= Burt Katz =

American restaurateur

Burton D. Katz (7 July 1937, in Chicago – 30 April 2016) was a pizza-maker and owner of Burt's Place, a Morton Grove, Illinois, pizza restaurant. Burt and his wife Sharon achieved worldwide fame in 2009 after being featured on a Chicago-themed episode (5th episode of Season 5) of Anthony Bourdain's television documentary series No Reservations. Burt died in 2016, passing the ownership to two men.

Katz grew up in the Wicker Park, Chicago, neighborhood. He served in the U.S. Marine Corps and studied history at Roosevelt University. On their honeymoon, starting in December 1962, Burt and Sharon Katz went on a year-long, around-the-world honeymoon, which was reported in many international newspapers. In 1963, Katz became an owner-partner in an Evanston pizzeria called The Inferno one of a series of pizzerias with literary names he opened and where he introduced his signature caramelized cheese crust style of pizza. He sold his share in 1965. Katz went on to open Gulliver's on Chicago's Howard Street, selling it in 1968. He then left the restaurant business but returned in 1971, opening Pequod's in Morton Grove. After working 80 to 90 hours a week for 15 years he sold Pequod's in 1985 to Keith Jackson, who also owned Gunzo's Sports Center. Mr. Jackson later opened a second location on Chicago's N. Clybourn Avenue and also added a thin crust pizza option.

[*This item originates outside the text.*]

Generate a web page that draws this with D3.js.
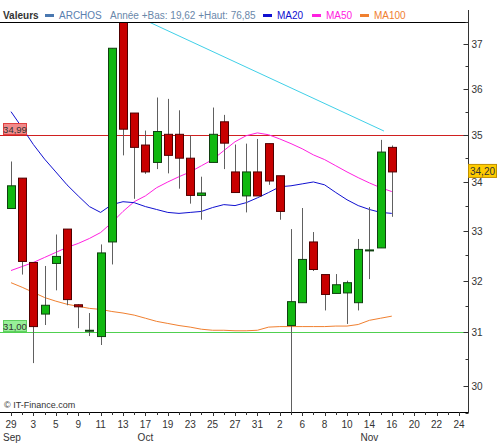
<!DOCTYPE html>
<html>
<head>
<meta charset="utf-8">
<script src="https://cdn.jsdelivr.net/npm/d3@7"></script>
<style>
body { margin: 0; background: #fff; }
svg { display: block; font-family: Arial, "Liberation Sans", sans-serif; }
</style>
</head>
<body>
<div id="chart"></div>
<script>
const W = 500, H = 447;
const plotTop = 22, plotBottom = 412, plotRight = 468;

// one label every second trading day
const dayLabels = ["29", "3", "5", "9", "11", "13", "17", "19", "23", "25", "27", "31", "2", "6", "8", "10", "14", "16", "20", "22", "24"];
const months = ["Sep", "Oct", "Nov"];
const monthIdx = [0, 12, 32];

const open  = [33.45, 34.08, 32.36, 31.35, 32.34, 33.03, 31.53, 31.04, 30.92, 32.77, 37.60, 35.47, 34.78, 34.41, 35.01, 35.01, 34.50, 33.72, 34.41, 35.28, 34.21, 33.71, 34.21, 34.81, 34.13, 31.13, 31.57, 32.77, 32.12, 31.75, 31.76, 31.57, 32.61, 32.65, 34.73];
const close = [33.92, 32.38, 31.11, 31.52, 32.48, 31.63, 31.49, 31.04, 32.55, 36.91, 35.12, 34.73, 34.21, 35.07, 34.56, 34.50, 33.72, 33.77, 35.01, 34.82, 33.78, 34.21, 33.71, 34.02, 33.39, 31.59, 32.42, 32.22, 31.73, 31.92, 31.96, 32.62, 32.61, 34.63, 34.21];
const high  = [34.43, 34.08, 32.36, 32.29, 32.92, 33.03, 31.54, 31.37, 32.72, 36.91, 37.60, 35.47, 35.09, 35.81, 35.78, 35.53, 34.98, 34.11, 35.59, 35.43, 34.79, 34.81, 34.91, 34.81, 34.13, 33.03, 33.46, 32.97, 32.12, 32.13, 32.00, 32.83, 33.48, 34.89, 34.77];
const low   = [33.45, 32.12, 30.42, 31.14, 31.81, 31.52, 31.08, 30.93, 30.76, 32.32, 34.56, 33.65, 34.17, 34.27, 34.18, 33.86, 33.55, 33.22, 34.41, 34.27, 33.78, 33.37, 33.71, 33.94, 33.22, 29.52, 31.57, 32.19, 31.42, 31.75, 31.16, 31.42, 32.03, 32.65, 33.28];

const ma20  = [35.50, 35.15, 34.79, 34.48, 34.21, 33.94, 33.71, 33.49, 33.37, 33.53, 33.59, 33.57, 33.49, 33.43, 33.37, 33.35, 33.37, 33.39, 33.47, 33.53, 33.51, 33.57, 33.67, 33.78, 33.90, 33.92, 33.96, 34.00, 33.94, 33.78, 33.63, 33.51, 33.43, 33.37, 33.35];
const ma50  = [32.20, 32.28, 32.36, 32.46, 32.56, 32.66, 32.74, 32.84, 32.96, 33.16, 33.39, 33.59, 33.71, 33.88, 34.00, 34.11, 34.21, 34.34, 34.47, 34.66, 34.85, 34.98, 35.04, 35.00, 34.91, 34.81, 34.70, 34.57, 34.47, 34.34, 34.21, 34.09, 33.98, 33.88, 33.80];
const ma100 = [31.96, 31.87, 31.77, 31.67, 31.60, 31.54, 31.50, 31.46, 31.44, 31.40, 31.37, 31.33, 31.27, 31.21, 31.17, 31.13, 31.10, 31.06, 31.04, 31.04, 31.03, 31.03, 31.04, 31.10, 31.11, 31.11, 31.11, 31.11, 31.11, 31.12, 31.12, 31.15, 31.23, 31.27, 31.31];

const trendIdx = [12.4, 33.3];
const trendVal = [37.50, 35.08];

const levels = [34.99, 31.00];
const levelLabels = ["34,99", "31,00"];
const lastLabel = "34,20";

const yTicks = [30, 31, 32, 33, 34, 35, 36, 37];
const yMinor = [29.5, 30.5, 31.5, 32.5, 33.5, 34.5, 35.5, 36.5, 37.5];

const legendItems = ["MA20", "MA50", "MA100"];
const legendColors = ["#1010d0", "#ff20e0", "#f08030"];

let x = d3.scaleLinear().domain([0, 40]).range([11, 459]);
let y = d3.scaleLog().domain([29.52, 37.51]).range([plotBottom, plotTop]);

let svg = d3.select("#chart").append("svg")
	.attr("width", W)
	.attr("height", H);

svg.append("defs").append("clipPath")
	.attr("id", "plot")
	.append("rect")
	.attr("x", 0)
	.attr("y", plotTop)
	.attr("width", plotRight)
	.attr("height", plotBottom - plotTop);

let idx = d3.range(open.length);

// level lines
svg.selectAll("line.level")
	.data(levels)
	.enter().append("line")
	.attr("class", "level")
	.attr("x1", 0)
	.attr("x2", plotRight)
	.attr("y1", d => Math.round(y(d)) + 0.5)
	.attr("y2", d => Math.round(y(d)) + 0.5)
	.attr("stroke", (d, i) => i === 0 ? "#d02020" : "#50d050")
	.attr("stroke-width", 1);

// moving averages
let maLine = function(data, color) {
	svg.append("path")
		.datum(data)
		.attr("clip-path", "url(#plot)")
		.attr("fill", "none")
		.attr("stroke", color)
		.attr("stroke-width", 1)
		.attr("d", d3.line().x((d, i) => x(i)).y(d => y(d)));
}
maLine(ma100, legendColors[2]);
maLine(ma50, legendColors[1]);
maLine(ma20, legendColors[0]);

// trend line
svg.append("line")
	.attr("x1", x(trendIdx[0]))
	.attr("y1", y(trendVal[0]))
	.attr("x2", x(trendIdx[1]))
	.attr("y2", y(trendVal[1]))
	.attr("stroke", "#40d0e8")
	.attr("stroke-width", 1);

// candles
let candles = svg.append("g").attr("clip-path", "url(#plot)");

candles.selectAll("line.wick")
	.data(idx)
	.enter().append("line")
	.attr("class", "wick")
	.attr("x1", i => Math.round(x(i)) + 0.5)
	.attr("x2", i => Math.round(x(i)) + 0.5)
	.attr("y1", i => y(high[i]))
	.attr("y2", i => y(low[i]))
	.attr("stroke", "#606060")
	.attr("stroke-width", 1);

candles.selectAll("rect.body")
	.data(idx)
	.enter().append("rect")
	.attr("class", "body")
	.attr("x", i => Math.round(x(i)) - 3.5)
	.attr("width", 8)
	.attr("y", i => y(Math.max(open[i], close[i])))
	.attr("height", i => Math.max(1, y(Math.min(open[i], close[i])) - y(Math.max(open[i], close[i]))))
	.attr("fill", i => close[i] >= open[i] ? "#10b810" : "#c80000")
	.attr("stroke", i => close[i] >= open[i] ? "#104010" : "#500000")
	.attr("stroke-width", 1);

// level labels on the left
levels.forEach(function(v, i) {
	let yy = Math.round(y(v));
	svg.append("rect")
		.attr("x", 3.5)
		.attr("y", yy - 11.5)
		.attr("width", 23)
		.attr("height", 11)
		.attr("fill", i === 0 ? "#f08a8a" : "#98f098")
		.attr("stroke", i === 0 ? "#e04040" : "#60d060");
	svg.append("text")
		.attr("x", 15)
		.attr("y", yy - 2.5)
		.attr("text-anchor", "middle")
		.attr("font-size", 9.5)
		.attr("fill", "#333")
		.text(levelLabels[i]);
});

// frame
svg.append("line")
	.attr("x1", 0).attr("x2", plotRight)
	.attr("y1", plotTop + 0.5).attr("y2", plotTop + 0.5)
	.attr("stroke", "#000");

// right axis
let yAxis = svg.append("g")
	.attr("transform", "translate(" + (plotRight + 0.5) + ",0)");
yAxis.append("line")
	.attr("y1", 10).attr("y2", plotBottom + 1)
	.attr("stroke", "#333");
yAxis.selectAll("line.maj")
	.data(yTicks)
	.enter().append("line")
	.attr("x1", -5).attr("x2", 0)
	.attr("y1", d => Math.round(y(d)) + 0.5)
	.attr("y2", d => Math.round(y(d)) + 0.5)
	.attr("stroke", "#333");
yAxis.selectAll("line.min")
	.data(yMinor)
	.enter().append("line")
	.attr("x1", -3).attr("x2", 0)
	.attr("y1", d => Math.round(y(d)) + 0.5)
	.attr("y2", d => Math.round(y(d)) + 0.5)
	.attr("stroke", "#333");
yAxis.selectAll("text")
	.data(yTicks)
	.enter().append("text")
	.attr("x", 3)
	.attr("y", d => y(d) + 4)
	.attr("font-size", 10)
	.attr("fill", "#333")
	.text(d => d);

// last price tag
let lastY = y(close[close.length - 1]);
svg.append("rect")
	.attr("x", plotRight + 0.5)
	.attr("y", lastY - 7.5)
	.attr("width", 28)
	.attr("height", 13)
	.attr("fill", "#ffcc00")
	.attr("stroke", "#c09000");
svg.append("text")
	.attr("x", plotRight + 14.5)
	.attr("y", lastY + 3)
	.attr("text-anchor", "middle")
	.attr("font-size", 10)
	.attr("fill", "#333")
	.text(lastLabel);

// bottom axis
let xAxis = svg.append("g");
xAxis.append("line")
	.attr("x1", 0).attr("x2", plotRight)
	.attr("y1", plotBottom + 0.5).attr("y2", plotBottom + 0.5)
	.attr("stroke", "#000");
xAxis.selectAll("line.tick")
	.data(d3.range(0, 41))
	.enter().append("line")
	.attr("x1", i => Math.round(x(i)) + 0.5)
	.attr("x2", i => Math.round(x(i)) + 0.5)
	.attr("y1", plotBottom)
	.attr("y2", i => plotBottom + (i % 2 === 0 ? 4 : 3))
	.attr("stroke", "#333");
xAxis.selectAll("text.day")
	.data(dayLabels)
	.enter().append("text")
	.attr("class", "day")
	.attr("x", (d, i) => x(i * 2))
	.attr("y", 428)
	.attr("text-anchor", "middle")
	.attr("font-size", 10)
	.attr("fill", "#333")
	.text(d => d);
xAxis.selectAll("text.month")
	.data(months)
	.enter().append("text")
	.attr("class", "month")
	.attr("x", (d, i) => i === 0 ? 3 : x(monthIdx[i]))
	.attr("y", 441)
	.attr("text-anchor", (d, i) => i === 0 ? "start" : "middle")
	.attr("font-size", 10)
	.attr("fill", "#333")
	.text(d => d);

svg.append("text")
	.attr("x", 4)
	.attr("y", 408)
	.attr("font-size", 9)
	.attr("fill", "#333")
	.text("\u00a9 IT-Finance.com");

// legend
let legend = svg.append("g").attr("font-size", 10);
legend.append("text")
	.attr("x", 3).attr("y", 19)
	.attr("font-weight", "bold")
	.attr("fill", "#333")
	.text("Valeurs");
legend.append("rect")
	.attr("x", 45).attr("y", 14).attr("width", 9).attr("height", 3)
	.attr("fill", "#4a78b0");
legend.append("text")
	.attr("x", 59).attr("y", 19)
	.attr("fill", "#5a80b0")
	.text("ARCHOS");
legend.append("text")
	.attr("x", 110).attr("y", 19)
	.attr("fill", "#6a88aa")
	.text("Ann\u00e9e +Bas: 19,62 +Haut: 76,85");
legend.selectAll("g.ma")
	.data(legendItems)
	.enter().append("g")
	.attr("transform", (d, i) => "translate(" + [263, 312, 360][i] + ",0)")
	.each(function(d, i) {
		d3.select(this).append("rect")
			.attr("x", 0).attr("y", 14).attr("width", 9).attr("height", 3)
			.attr("fill", legendColors[i]);
		d3.select(this).append("text")
			.attr("x", 14).attr("y", 19)
			.attr("fill", legendColors[i])
			.text(d);
	});
</script>
</body>
</html>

In 1989 Burt and Sharon Katz opened the restaurant Starback's, which was renamed Burt's Place because of a possible trademark conflict with Starbucks. Burt was the sole operator in the kitchen, while Sharon was the sole operator for the dining room with customer reception and orders. Due to Burt's health problems, Burt's Place closed in 2015. A photograph of a slice of pizza from Burt's Place was featured on the cover of the October 2007 issue of the magazine Saveur with an accompanying article; a huge reprint of the cover was displayed on the wall next to the kitchen entryway. In 2012, based upon a survey involving 85,000 votes, the editors of the magazine Men's Health selected Burt's Place as the USA's Best Pizza Parlor. In 2017 Burt's Place was reopened by Jerry Petrow and John Munao, who were selected and trained by Burt Katz when he was dying of cancer.

Upon Burt Katz's death, he was survived by his widow, three children, and six grandchildren; he was predeceased by one grandchild.